Re: political Zera
From: | Lars Henrik Mathiesen <thorinn@...> |
Date: | Wednesday, April 12, 2000, 14:26 |
> Date: Wed, 12 Apr 2000 15:18:53 +0200
> From: Kristian Jensen <kljensen@...>
> I'm not up to par on Zera's history. But in *our* world, the Nordics
> in Greenland died out in the early Middle Ages. When Danes came back
> to Greenland, it was already after the Renaissance. I was picturing
> the same situation in Zera. Since Northern Jutland was in most places
> infertile bogland, it would have seemed ideal for Jutlanders to move
> to what is in our world Northern Canada -- not necessarily Greenland.
> The Danes, afterall, colonized Northern Canada as well in the world of
> Zera.
I don't think straight-forward colonization normally leads to creole
formation. Settlers would probably deal with native groups separately,
and creoles seem to happen more when linguistically diverse groups are
forced to live together under an administration whose language none of
them commands, as in slave and imported labour camps.

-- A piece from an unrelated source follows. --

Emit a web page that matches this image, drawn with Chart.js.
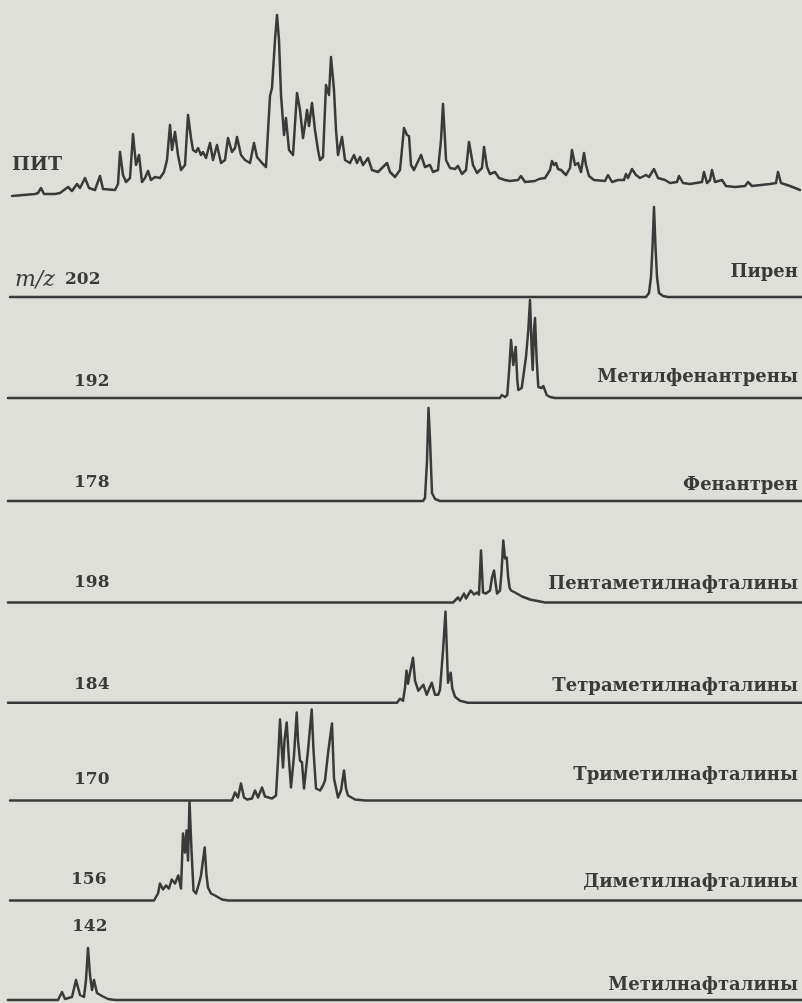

And even then, I think the administration language tends to form the
lexical basis for the creole, with only minor additions from the
original languages of the speakers.
On the other hand, I would assume that a trade language/pidgin would
arise, allowing the settlers to trade with the Inuit and Indian
peoples around them. And if something --- war, disaster --- then
happened to displace and mix up large number of natives, the trade
language might end up forming the basis for a creole.

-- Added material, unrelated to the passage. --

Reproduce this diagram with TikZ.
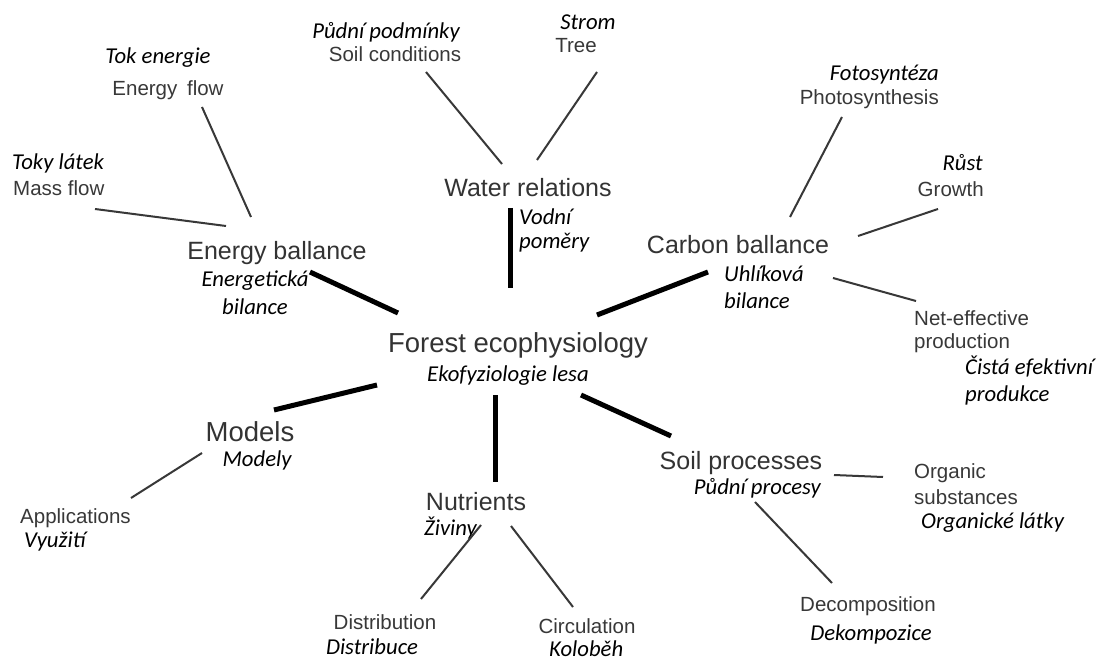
\documentclass[tikz,border=0pt]{standalone}
\usepackage{fontspec}
\setmainfont{Liberation Sans}
\newfontfamily\czfont{Carlito}
\begin{document}
\begin{tikzpicture}[x=1pt,y=-1pt,
  en/.style={inner sep=0pt,text=black!78,font=\fontsize{20.5}{24}\selectfont},
  mainn/.style={inner sep=0pt,text=black!80,font=\fontsize{25}{30}\selectfont},
  bign/.style={inner sep=0pt,text=black!80,font=\fontsize{27.5}{32}\selectfont},
  cz/.style={inner sep=0pt,text=black,font=\czfont\itshape\fontsize{22.7}{26}\selectfont},
  thin/.style={draw=black!78,line width=2pt},
  thick/.style={draw=black,line width=5pt}]
\useasboundingbox[fill=white] (0,0) rectangle (1096,663);

% texts
\node[cz] (tok) at (158,58) {Tok energie};
\node[en] (eflow) at (168,90) {Energy\hspace{4pt} flow};
\node[cz,anchor=west] (toky) at (12,163) {Toky látek};
\node[en,anchor=west] (mass) at (13,188) {Mass flow};
\node[mainn] (eb) at (277,253) {Energy ballance};
\node[cz] (ebcz1) at (255,281) {Energetická};
\node[cz] (ebcz2) at (255,307) {bilance};

\node[cz] (pudni) at (386,32) {Půdní podmínky};
\node[en] (soilc) at (395,54) {Soil conditions};
\node[cz] (strom) at (588,22) {Strom};
\node[en] (tree) at (576,46) {Tree};
\node[mainn] (wr) at (528,188) {Water relations};
\node[cz,anchor=west] (wrcz1) at (519,217) {Vodní};
\node[cz,anchor=west] (wrcz2) at (519,243) {poměry};

\node[cz,anchor=east] (foto) at (939,75) {Fotosyntéza};
\node[en,anchor=east] (photo) at (939,99) {Photosynthesis};
\node[cz,anchor=east] (rust) at (983,163) {Růst};
\node[en,anchor=east] (growth) at (984,189) {Growth};
\node[mainn] (cb) at (738,245) {Carbon ballance};
\node[cz,anchor=west] (cbcz1) at (724,274) {Uhlíková};
\node[cz,anchor=west] (cbcz2) at (724,301) {bilance};
\node[en,anchor=west] (net1) at (914,318) {Net-effective};
\node[en,anchor=west] (net2) at (914,343) {production};
\node[cz,anchor=west] (netcz1) at (965,367) {Čistá efektivní};
\node[cz,anchor=west] (netcz2) at (965,395) {produkce};

\node[bign] (forest) at (518,345) {Forest ecophysiology};
\node[cz] (eko) at (508,376) {Ekofyziologie lesa};

\node[bign] (models) at (250,432) {Models};
\node[cz] (modely) at (257,460) {Modely};
\node[en,anchor=west] (appl) at (20,518) {Applications};
\node[cz,anchor=west] (vyuz) at (24,542) {Využití};

\node[mainn] (nutr) at (476,502) {Nutrients};
\node[cz,anchor=west] (ziv) at (424,528) {Živiny};
\node[en] (distr) at (385,622) {Distribution};
\node[cz] (distrcz) at (372,647) {Distribuce};
\node[en] (circ) at (587,626) {Circulation};
\node[cz,anchor=west] (kol) at (549,649) {Koloběh};

\node[mainn] (soil) at (741,463) {Soil processes};
\node[cz,anchor=east] (soilcz) at (821,488) {Půdní procesy};
\node[en,anchor=west] (org1) at (914,473) {Organic};
\node[en,anchor=west] (org2) at (914,497) {substances};
\node[cz,anchor=west] (orgcz) at (921,523) {Organické látky};
\node[en] (decomp) at (868,606) {Decomposition};
\node[cz] (dekomp) at (871,634) {Dekompozice};

% connector end points
\coordinate (a1) at (202,107); \coordinate (a2) at (251,217);
\coordinate (b1) at (95,209);  \coordinate (b2) at (226,226);
\coordinate (c1) at (426,72);  \coordinate (c2) at (502,164);
\coordinate (d1) at (597,72);  \coordinate (d2) at (537,160);
\coordinate (e1) at (842,117); \coordinate (e2) at (790,217);
\coordinate (f1) at (938,209); \coordinate (f2) at (858,236);
\coordinate (g1) at (833,278); \coordinate (g2) at (916,301);
\coordinate (h1) at (202,453); \coordinate (h2) at (131,498);
\coordinate (i1) at (481,525); \coordinate (i2) at (421,599);
\coordinate (j1) at (511,526); \coordinate (j2) at (573,607);
\coordinate (k1) at (834,475); \coordinate (k2) at (883,477);
\coordinate (l1) at (755,502); \coordinate (l2) at (832,583);

\coordinate (m1) at (310,272); \coordinate (m2) at (398,313);
\coordinate (n1) at (510,208); \coordinate (n2) at (510,288);
\coordinate (o1) at (597,315); \coordinate (o2) at (708,272);
\coordinate (p1) at (377,385); \coordinate (p2) at (274,410);
\coordinate (q1) at (495,395); \coordinate (q2) at (495,482);
\coordinate (r1) at (581,395); \coordinate (r2) at (671,436);

\draw[thin] (a1) -- (a2);
\draw[thin] (b1) -- (b2);
\draw[thin] (c1) -- (c2);
\draw[thin] (d1) -- (d2);
\draw[thin] (e1) -- (e2);
\draw[thin] (f1) -- (f2);
\draw[thin] (g1) -- (g2);
\draw[thin] (h1) -- (h2);
\draw[thin] (i1) -- (i2);
\draw[thin] (j1) -- (j2);
\draw[thin] (k1) -- (k2);
\draw[thin] (l1) -- (l2);

\draw[thick] (m1) -- (m2);
\draw[thick] (n1) -- (n2);
\draw[thick] (o1) -- (o2);
\draw[thick] (p1) -- (p2);
\draw[thick] (q1) -- (q2);
\draw[thick] (r1) -- (r2);
\end{tikzpicture}
\end{document}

> I was refering to the generation of Jutlanders who are old -- those born
> before the German occupation. Relative to Jutlanders who are born after
> 1975, these older generation Jutlanders speak an 'old' dialect. They
> are certainly NOT "speaking Danish" when I hear them. ;-)
That's true. They speak the pure dialect, not the school/TV-weakened
version that the younger generations use.

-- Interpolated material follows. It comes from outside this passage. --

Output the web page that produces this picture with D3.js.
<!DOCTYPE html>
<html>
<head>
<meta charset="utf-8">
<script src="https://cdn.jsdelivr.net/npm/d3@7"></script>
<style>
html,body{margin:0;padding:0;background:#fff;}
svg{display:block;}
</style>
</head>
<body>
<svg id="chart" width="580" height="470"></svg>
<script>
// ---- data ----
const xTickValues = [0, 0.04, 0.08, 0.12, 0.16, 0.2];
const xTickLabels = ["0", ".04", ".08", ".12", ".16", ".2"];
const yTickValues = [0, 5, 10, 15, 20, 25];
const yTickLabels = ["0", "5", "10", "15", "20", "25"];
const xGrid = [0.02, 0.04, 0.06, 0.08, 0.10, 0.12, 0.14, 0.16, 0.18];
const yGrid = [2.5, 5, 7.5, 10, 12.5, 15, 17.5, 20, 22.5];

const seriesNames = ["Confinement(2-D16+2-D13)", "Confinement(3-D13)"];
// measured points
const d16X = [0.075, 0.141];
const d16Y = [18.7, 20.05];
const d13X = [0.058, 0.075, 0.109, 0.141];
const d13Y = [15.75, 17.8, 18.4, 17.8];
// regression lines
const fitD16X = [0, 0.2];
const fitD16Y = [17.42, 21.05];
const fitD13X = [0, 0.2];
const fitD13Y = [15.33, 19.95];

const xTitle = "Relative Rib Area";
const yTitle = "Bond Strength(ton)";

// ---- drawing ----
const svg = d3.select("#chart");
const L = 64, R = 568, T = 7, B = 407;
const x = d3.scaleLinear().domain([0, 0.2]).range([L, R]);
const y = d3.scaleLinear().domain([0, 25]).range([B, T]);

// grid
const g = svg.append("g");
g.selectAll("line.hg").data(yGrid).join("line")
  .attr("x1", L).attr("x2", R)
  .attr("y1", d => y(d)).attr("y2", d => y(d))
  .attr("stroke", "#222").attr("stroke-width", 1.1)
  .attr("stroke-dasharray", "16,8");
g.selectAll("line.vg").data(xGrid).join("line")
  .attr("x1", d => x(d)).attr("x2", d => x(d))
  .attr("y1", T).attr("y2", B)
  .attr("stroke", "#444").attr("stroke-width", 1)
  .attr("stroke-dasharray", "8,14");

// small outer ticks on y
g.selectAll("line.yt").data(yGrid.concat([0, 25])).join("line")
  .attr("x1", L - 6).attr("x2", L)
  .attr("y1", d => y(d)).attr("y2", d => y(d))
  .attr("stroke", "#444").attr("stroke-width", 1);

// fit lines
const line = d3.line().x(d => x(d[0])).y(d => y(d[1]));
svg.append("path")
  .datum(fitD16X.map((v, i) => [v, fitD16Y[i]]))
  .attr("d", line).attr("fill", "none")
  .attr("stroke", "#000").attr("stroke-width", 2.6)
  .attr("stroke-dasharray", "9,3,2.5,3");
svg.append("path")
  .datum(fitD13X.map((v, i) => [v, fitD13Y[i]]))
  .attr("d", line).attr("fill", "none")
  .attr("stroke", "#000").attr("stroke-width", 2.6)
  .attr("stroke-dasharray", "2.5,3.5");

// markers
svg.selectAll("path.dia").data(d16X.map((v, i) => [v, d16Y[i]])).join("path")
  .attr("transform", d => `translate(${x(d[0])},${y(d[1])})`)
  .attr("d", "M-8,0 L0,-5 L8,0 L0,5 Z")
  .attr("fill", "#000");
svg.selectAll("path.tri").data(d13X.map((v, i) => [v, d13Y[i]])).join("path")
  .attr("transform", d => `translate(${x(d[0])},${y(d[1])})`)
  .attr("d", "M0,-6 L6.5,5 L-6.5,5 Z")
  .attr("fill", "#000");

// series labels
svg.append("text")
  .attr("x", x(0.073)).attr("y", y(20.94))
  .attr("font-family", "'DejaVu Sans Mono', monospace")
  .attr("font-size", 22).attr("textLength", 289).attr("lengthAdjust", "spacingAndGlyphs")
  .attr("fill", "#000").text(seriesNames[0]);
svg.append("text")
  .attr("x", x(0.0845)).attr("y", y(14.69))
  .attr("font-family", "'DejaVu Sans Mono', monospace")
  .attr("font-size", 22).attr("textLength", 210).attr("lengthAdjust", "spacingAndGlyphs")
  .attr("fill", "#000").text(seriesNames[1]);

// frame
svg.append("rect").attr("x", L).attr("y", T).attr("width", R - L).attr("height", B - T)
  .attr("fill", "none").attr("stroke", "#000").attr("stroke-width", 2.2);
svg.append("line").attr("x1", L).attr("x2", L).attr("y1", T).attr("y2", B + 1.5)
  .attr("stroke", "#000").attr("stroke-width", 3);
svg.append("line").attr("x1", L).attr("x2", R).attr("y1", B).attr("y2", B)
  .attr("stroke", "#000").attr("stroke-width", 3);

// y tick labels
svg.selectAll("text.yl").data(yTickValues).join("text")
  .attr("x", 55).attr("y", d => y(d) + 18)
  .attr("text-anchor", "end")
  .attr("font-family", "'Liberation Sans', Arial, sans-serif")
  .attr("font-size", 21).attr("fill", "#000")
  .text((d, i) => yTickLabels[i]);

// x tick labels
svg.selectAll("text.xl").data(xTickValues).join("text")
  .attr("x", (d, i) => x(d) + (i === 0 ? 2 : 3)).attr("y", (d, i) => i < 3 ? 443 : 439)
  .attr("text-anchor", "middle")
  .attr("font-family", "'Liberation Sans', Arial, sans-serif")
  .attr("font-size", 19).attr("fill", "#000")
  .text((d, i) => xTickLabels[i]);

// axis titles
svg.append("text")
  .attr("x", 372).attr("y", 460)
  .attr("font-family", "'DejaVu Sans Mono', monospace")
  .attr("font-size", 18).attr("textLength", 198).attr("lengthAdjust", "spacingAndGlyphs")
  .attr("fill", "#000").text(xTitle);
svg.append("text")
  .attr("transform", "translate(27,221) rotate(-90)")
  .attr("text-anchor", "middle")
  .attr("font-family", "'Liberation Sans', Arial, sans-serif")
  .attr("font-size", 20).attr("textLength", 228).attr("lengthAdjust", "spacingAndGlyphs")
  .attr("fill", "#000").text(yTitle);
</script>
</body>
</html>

But I thought you were referring to the old belief that those dialects
are little changed since Viking times, and that West Jutland fishermen
are able talk to Scottish ditto when they meet at sea because their
dialects are still similar. (That's more probably due to a sort of
trade language, perhaps combined with a shared set of sea words ---
taboo replacements for words that will offend the sea).